-- Work to do --
Everything from the first line of the data below through the line that contains "yticks = [0, 0.1, 0.2, 0.3, 0.4]" should be written out exactly, please, and nothing more; the pictures stay out.
----------
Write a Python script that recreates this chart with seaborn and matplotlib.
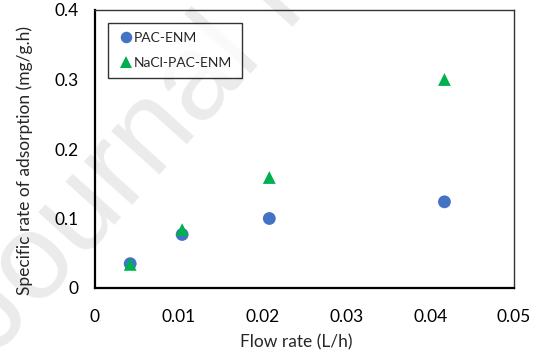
import matplotlib
matplotlib.use("Agg")
import matplotlib.pyplot as plt
import seaborn as sns
import pandas as pd

flow = [0.0042, 0.0104, 0.0208, 0.0417]
pac_enm = [0.035, 0.077, 0.100, 0.124]
nacl_pac_enm = [0.034, 0.084, 0.159, 0.300]
series_names = ["PAC-ENM", "NaCl-PAC-ENM"]
xticks = [0, 0.01, 0.02, 0.03, 0.04, 0.05]
yticks = [0, 0.1, 0.2, 0.3, 0.4]

df = pd.DataFrame({
    "flow": flow * 2,
    "rate": pac_enm + nacl_pac_enm,
    "series": [series_names[0]] * 4 + [series_names[1]] * 4,
})

sns.set_style("white")
plt.rcParams["font.family"] = ["Lato", "DejaVu Sans"]

fig = plt.figure(figsize=(5.4, 3.57), dpi=100)
ax = fig.add_axes([95/540, 1 - 288/357, (514-95)/540, (288-10)/357])
ax.set_facecolor("none")

fig.text(-5/540, 0.0, "Journal Pre-proof", fontsize=88, color="#ebebeb",
         family="Liberation Sans", rotation=48, rotation_mode="anchor",
         ha="left", va="baseline", zorder=-5)

sns.scatterplot(data=df, x="flow", y="rate", hue="series", style="series",
                markers={series_names[0]: "o", series_names[1]: "^"},
                palette={series_names[0]: "#4472C4", series_names[1]: "#00B050"},
                s=85, linewidth=0, ax=ax, zorder=3)

ax.set_xlim(0, 0.05)
ax.set_ylim(0, 0.4)
ax.set_xticks(xticks)
ax.set_yticks(yticks)
ax.set_xticklabels(["0", "0.01", "0.02", "0.03", "0.04", "0.05"])
ax.set_yticklabels(["0", "0.1", "0.2", "0.3", "0.4"])
ax.tick_params(axis="both", direction="in", length=5, width=0.8, colors="#555555",
               labelcolor="black", labelsize=12.5)
ax.tick_params(axis="x", pad=15)
ax.tick_params(axis="y", pad=12)
for side in ["left", "bottom"]:
    ax.spines[side].set_color("black")
    ax.spines[side].set_linewidth(1.6)
for side in ["top", "right"]:
    ax.spines[side].set_color("#333333")
    ax.spines[side].set_linewidth(1.0)
    ax.spines[side].set_visible(True)

ax.set_xlabel("Flow rate (L/h)", fontsize=12.5)
ax.set_ylabel("Specific rate of adsorption (mg/g.h)", fontsize=12.5)
ax.xaxis.set_label_coords(0.48, -0.194)
ax.xaxis.label.set_va("center")
ax.yaxis.set_label_coords(-0.167, 0.46)
ax.yaxis.label.set_va("center")

leg = ax.legend(loc="upper left", bbox_to_anchor=(0.03, 0.955), fontsize=10,
                frameon=True, fancybox=False, borderpad=0.7, labelspacing=0.9,
                handletextpad=0.0, handlelength=1.2, borderaxespad=0,
                markerscale=0.9)
leg.get_frame().set_edgecolor("black")
leg.get_frame().set_linewidth(1.0)

fig.savefig("out.png", dpi=100)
----------
-- Solved exercise --
Write a Python script that recreates this chart with seaborn and matplotlib.
import matplotlib
matplotlib.use("Agg")
import matplotlib.pyplot as plt
import seaborn as sns
import pandas as pd

flow = [0.0042, 0.0104, 0.0208, 0.0417]
pac_enm = [0.035, 0.077, 0.100, 0.124]
nacl_pac_enm = [0.034, 0.084, 0.159, 0.300]
series_names = ["PAC-ENM", "NaCl-PAC-ENM"]
xticks = [0, 0.01, 0.02, 0.03, 0.04, 0.05]
yticks = [0, 0.1, 0.2, 0.3, 0.4]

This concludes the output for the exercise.